→ Task directions: Go through the records below from the first line and print each one exactly, stopping after the line that contains "const legendIcon = 'path://M0,0h12v12h-12z". Do not print pictures or anything past that line.

═══ Stored rows

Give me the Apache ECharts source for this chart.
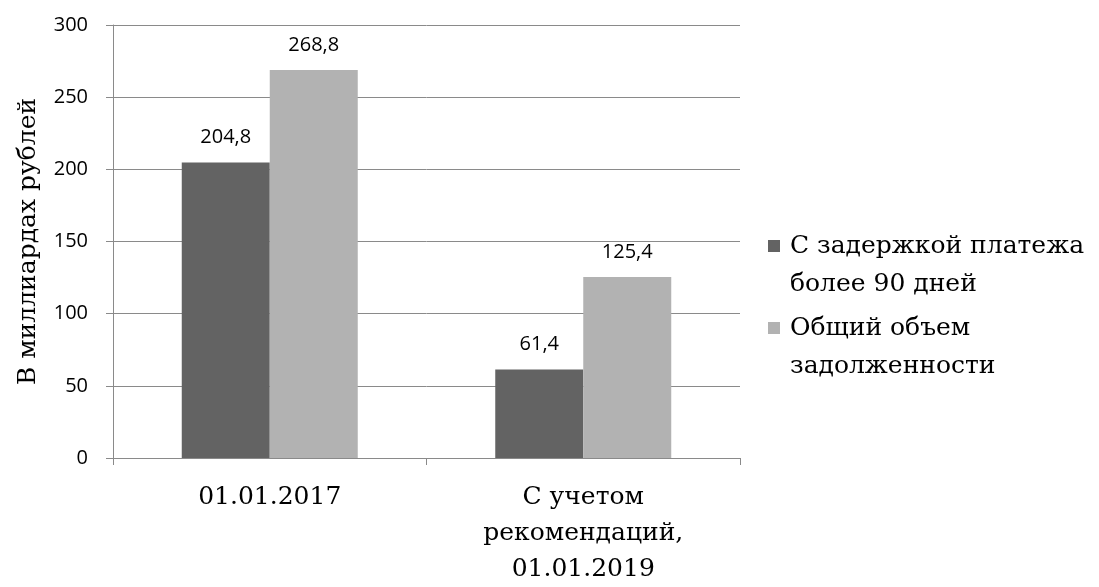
<!DOCTYPE html>
<html>
<head>
<meta charset="utf-8">
<script src="https://cdn.jsdelivr.net/npm/echarts@6/dist/echarts.min.js"></script>
<style>
  html, body { margin: 0; padding: 0; background: #ffffff; overflow: hidden; }
  #chart { width: 1099px; height: 587px; }
</style>
</head>
<body>
<div id="chart"></div>
<script>
// Категории, ряды и подписи оси
const categories = ['01.01.2017', 'С учетом\nрекомендаций,\n01.01.2019'];
const seriesNames = ['С задержкой платежа\nболее 90 дней', 'Общий объем\nзадолженности'];
const overdueValues = [204.8, 61.4];
const totalValues = [268.8, 125.4];
const yTicks = [0, 50, 100, 150, 200, 250, 300];
const axisTitle = 'В миллиардах рублей';

const colors = ['#636363', '#b2b2b2'];
const gridColor = '#8a8a8a';
const serif = '"DejaVu Serif", "Liberation Serif", serif';
const sans = '"Open Sans", "DejaVu Sans", sans-serif';

// Значок легенды: квадрат у первой строки подписи
const legendIcon = 'path://M0,0h12v12h-12z M0,50L0,50';

const chart = echarts.init(document.getElementById('chart'), null, { renderer: 'canvas' });

const valueLabel = {
  show: true,
  position: 'top',
  distance: 15,
  fontFamily: sans,
  fontSize: 20,
  color: '#000000',
  formatter: p => String(p.value).replace('.', ',')
};

chart.setOption({
  animation: false,
  backgroundColor: '#ffffff',
  grid: { left: 113, right: 359, top: 25, bottom: 123, containLabel: false },
  legend: {
    orient: 'vertical',
    left: 763,
    top: 222,
    itemWidth: 12,
    itemHeight: 50,
    itemGap: 6,
    icon: legendIcon,
    selectedMode: false,
    data: seriesNames,
    textStyle: {
      fontFamily: serif,
      fontSize: 25,
      lineHeight: 38,
      color: '#000000',
      padding: [0, 0, 0, 5]
    }
  },
  xAxis: {
    type: 'category',
    data: categories,
    axisLine: { show: true, lineStyle: { color: gridColor, width: 1 } },
    axisTick: { show: true, length: 7, alignWithLabel: false, lineStyle: { color: gridColor } },
    axisLabel: {
      margin: 21,
      fontFamily: serif,
      fontSize: 25,
      lineHeight: 36,
      color: '#000000',
      interval: 0
    }
  },
  yAxis: {
    type: 'value',
    min: yTicks[0],
    max: yTicks[yTicks.length - 1],
    interval: yTicks[1] - yTicks[0],
    name: axisTitle,
    nameLocation: 'middle',
    nameGap: 72,
    nameTextStyle: { fontFamily: serif, fontSize: 25, color: '#000000' },
    axisLine: { show: true, lineStyle: { color: gridColor, width: 1 } },
    axisTick: { show: true, length: 7, lineStyle: { color: gridColor } },
    splitLine: { show: true, lineStyle: { color: gridColor, width: 1 } },
    axisLabel: {
      margin: 25,
      fontFamily: sans,
      fontSize: 20,
      color: '#000000'
    }
  },
  series: [
    {
      name: seriesNames[0],
      type: 'bar',
      data: overdueValues,
      barWidth: 88,
      barGap: '0%',
      itemStyle: { color: colors[0] },
      label: valueLabel
    },
    {
      name: seriesNames[1],
      type: 'bar',
      data: totalValues,
      barWidth: 88,
      barGap: '0%',
      itemStyle: { color: colors[1] },
      label: valueLabel
    }
  ]
});
</script>
</body>
</html>
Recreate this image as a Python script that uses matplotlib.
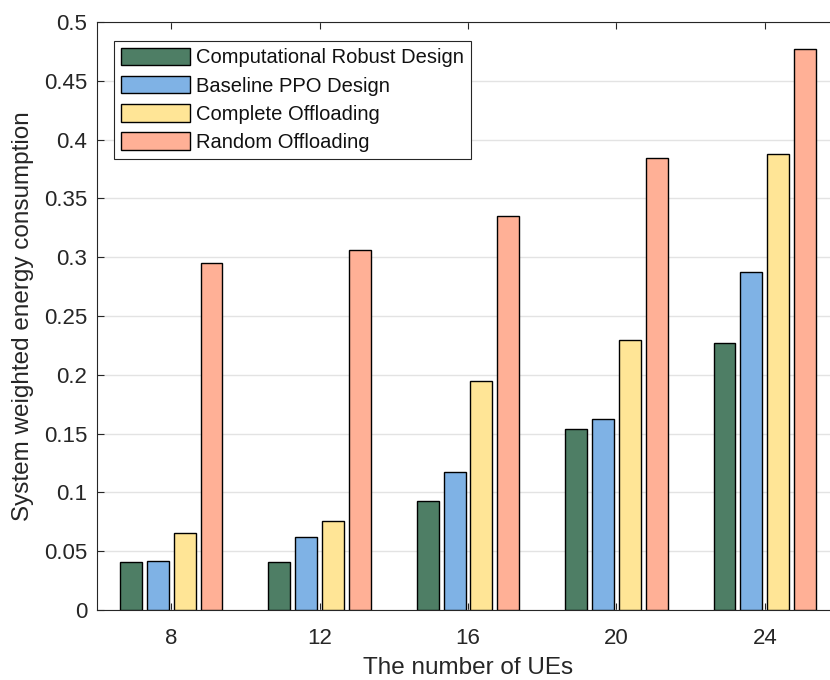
import matplotlib
matplotlib.use("Agg")
import matplotlib.pyplot as plt
import numpy as np

plt.rcParams['font.family'] = ['Liberation Sans', 'DejaVu Sans']

categories = ['8', '12', '16', '20', '24']
series_names = ['Computational Robust Design', 'Baseline PPO Design',
                'Complete Offloading', 'Random Offloading']
robust = [0.041, 0.041, 0.093, 0.154, 0.227]
ppo = [0.042, 0.062, 0.117, 0.162, 0.287]
complete = [0.0655, 0.076, 0.195, 0.230, 0.388]
random_off = [0.295, 0.306, 0.335, 0.384, 0.477]
yticks = [0, 0.05, 0.1, 0.15, 0.2, 0.25, 0.3, 0.35, 0.4, 0.45, 0.5]
ytick_labels = ['0', '0.05', '0.1', '0.15', '0.2', '0.25', '0.3', '0.35', '0.4', '0.45', '0.5']

colors = ['#4e7e65', '#7fb2e5', '#ffe596', '#ffb096']
data = [robust, ppo, complete, random_off]

W, H = 830, 680
fig = plt.figure(figsize=(W / 100, H / 100), dpi=100)
ax = fig.add_axes([97 / W, 70 / H, (839 - 97) / W, (610 - 22) / H])

x = np.arange(len(categories))
step = 0.181
width = 0.148
axis_col = '#262626'
for i, (vals, c, name) in enumerate(zip(data, colors, series_names)):
    ax.bar(x + (i - 1.5) * step, vals, width, color=c, edgecolor='black',
           linewidth=1.0, label=name, zorder=3)

ax.set_xlim(-0.5, len(categories) - 0.5)
ax.set_ylim(0, 0.5)
ax.set_xticks(x)
ax.set_xticklabels(categories)
ax.set_yticks(yticks)
ax.set_yticklabels(ytick_labels)
ax.yaxis.grid(True, color='#e3e3e3', linewidth=1.0, zorder=0)
ax.set_axisbelow(True)
ax.tick_params(direction='in', length=5, width=0.8, colors=axis_col,
               labelsize=16, top=True, right=True)
ax.tick_params(axis='y', pad=7)
ax.tick_params(axis='x', pad=13)
for s in ax.spines.values():
    s.set_color(axis_col)
    s.set_linewidth(0.8)

ax.set_xlabel('The number of UEs', fontsize=17.5, color=axis_col, labelpad=6)
ax.set_ylabel('System weighted energy consumption', fontsize=17.5, color=axis_col, labelpad=7)

leg = ax.legend(loc='upper left', bbox_to_anchor=(114 / W, 1 - 41 / H),
                bbox_transform=fig.transFigure, fontsize=14.5,
                handlelength=3.45, handleheight=0.95, handletextpad=0.3,
                labelspacing=0.43, borderpad=0.33, borderaxespad=0,
                fancybox=False, framealpha=1.0)
leg.get_frame().set_edgecolor(axis_col)
leg.get_frame().set_linewidth(0.8)
for t in leg.get_texts():
    t.set_color('#111111')

fig.savefig('out.png', dpi=100)
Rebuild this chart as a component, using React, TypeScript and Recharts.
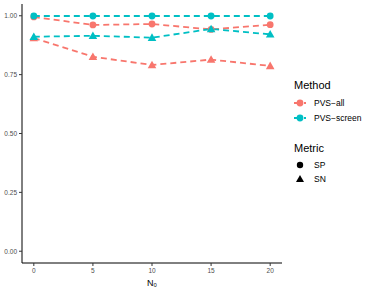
import { LineChart, Line, XAxis, YAxis } from 'recharts';

const n0 = [0, 5, 10, 15, 20];
const allSP = [0.995, 0.961, 0.965, 0.942, 0.962];
const allSN = [0.905, 0.826, 0.791, 0.814, 0.787];
const screenSP = [0.999, 0.999, 0.999, 0.999, 0.999];
const screenSN = [0.911, 0.915, 0.907, 0.944, 0.921];
const yTicks = [0, 0.25, 0.5, 0.75, 1];

const methods = [
  { name: 'PVS\u2212all', color: '#F8766D' },
  { name: 'PVS\u2212screen', color: '#00BFC4' },
];
const metrics = ['SP', 'SN'];

const data = n0.map((x, i) => ({
  x,
  allSP: allSP[i],
  allSN: allSN[i],
  screenSP: screenSP[i],
  screenSN: screenSN[i],
}));

const font = '"Liberation Sans", Arial, sans-serif';

function circleDot(color: string) {
  return (p: any) => <circle key={p.index} cx={p.cx} cy={p.cy} r={3.4} fill={color} />;
}

function triangleDot(color: string) {
  return (p: any) => {
    const s = 4.3;
    const pts = `${p.cx},${p.cy - s} ${p.cx - s},${p.cy + s * 0.75} ${p.cx + s},${p.cy + s * 0.75}`;
    return <polygon key={p.index} points={pts} fill={color} />;
  };
}

// legend drawn outside the chart so it doesn't eat plot width
function LegendBox() {
  return (
    <div style={{ position: 'absolute', left: 294, top: 79, fontFamily: font, color: '#000' }}>
      <div style={{ fontSize: 11, marginBottom: 4 }}>Method</div>
      {methods.map((m) => (
        <div key={m.name} style={{ display: 'flex', alignItems: 'center', height: 15, fontSize: 8.5 }}>
          <svg width={16} height={14}>
            <line x1={0} y1={7} x2={12} y2={7} stroke={m.color} strokeWidth={1.8} strokeDasharray="6 4" />
            <circle cx={6} cy={7} r={3.4} fill={m.color} />
          </svg>
          <span style={{ marginLeft: 4 }}>{m.name}</span>
        </div>
      ))}
      <div style={{ fontSize: 11, marginTop: 17, marginBottom: 4 }}>Metric</div>
      {metrics.map((m, i) => (
        <div key={m} style={{ display: 'flex', alignItems: 'center', height: 14, fontSize: 8.5 }}>
          <svg width={16} height={14}>
            {i === 0 ? (
              <circle cx={6} cy={7} r={3.2} fill="#000" />
            ) : (
              <polygon points="6,3 2,10 10,10" fill="#000" />
            )}
          </svg>
          <span style={{ marginLeft: 4 }}>{m}</span>
        </div>
      ))}
    </div>
  );
}

export default function App() {
  const tick = { fontSize: 6.5, fill: '#4D4D4D', fontFamily: font };
  return (
    <div style={{ position: 'absolute', left: 0, top: 0, width: 374, height: 290, background: '#fff' }}>
      <LineChart width={374} height={290} data={data} margin={{ top: 4, right: 92, bottom: 0, left: 0 }}>
        <XAxis
          dataKey="x"
          type="number"
          domain={[-1, 21]}
          ticks={n0}
          height={27}
          stroke="#000"
          tickLine={{ stroke: '#333' }}
          tickSize={3}
          tick={tick}
          label={{
            value: 'N\u2080',
            position: 'insideBottom',
            offset: 4,
            style: { fontSize: 9, fill: '#000', fontFamily: font },
          }}
        />
        <YAxis
          type="number"
          domain={[-0.05, 1.05]}
          ticks={yTicks}
          width={22}
          stroke="#000"
          tickLine={{ stroke: '#333' }}
          tickSize={3}
          tick={tick}
          tickFormatter={(v: number) => v.toFixed(2)}
          allowDataOverflow
        />
        <Line dataKey="allSN" stroke="#F8766D" strokeWidth={1.8} strokeDasharray="6 4" dot={triangleDot('#F8766D')} isAnimationActive={false} />
        <Line dataKey="allSP" stroke="#F8766D" strokeWidth={1.8} strokeDasharray="6 4" dot={circleDot('#F8766D')} isAnimationActive={false} />
        <Line dataKey="screenSN" stroke="#00BFC4" strokeWidth={1.8} strokeDasharray="6 4" dot={triangleDot('#00BFC4')} isAnimationActive={false} />
        <Line dataKey="screenSP" stroke="#00BFC4" strokeWidth={1.8} strokeDasharray="6 4" dot={circleDot('#00BFC4')} isAnimationActive={false} />
      </LineChart>
      <LegendBox />
    </div>
  );
}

══════

→ Solved exercise:
Give me the Apache ECharts source for this chart.
<!DOCTYPE html>
<html>
<head>
<meta charset="utf-8">
<script src="https://cdn.jsdelivr.net/npm/echarts@6/dist/echarts.min.js"></script>
<style>
  html, body { margin: 0; padding: 0; background: #ffffff; overflow: hidden; }
  #chart { width: 1099px; height: 587px; }
</style>
</head>
<body>
<div id="chart"></div>
<script>
// Категории, ряды и подписи оси
const categories = ['01.01.2017', 'С учетом\nрекомендаций,\n01.01.2019'];
const seriesNames = ['С задержкой платежа\nболее 90 дней', 'Общий объем\nзадолженности'];
const overdueValues = [204.8, 61.4];
const totalValues = [268.8, 125.4];
const yTicks = [0, 50, 100, 150, 200, 250, 300];
const axisTitle = 'В миллиардах рублей';

const colors = ['#636363', '#b2b2b2'];
const gridColor = '#8a8a8a';
const serif = '"DejaVu Serif", "Liberation Serif", serif';
const sans = '"Open Sans", "DejaVu Sans", sans-serif';

// Значок легенды: квадрат у первой строки подписи
const legendIcon = 'path://M0,0h12v12h-12z M0,50L0,50';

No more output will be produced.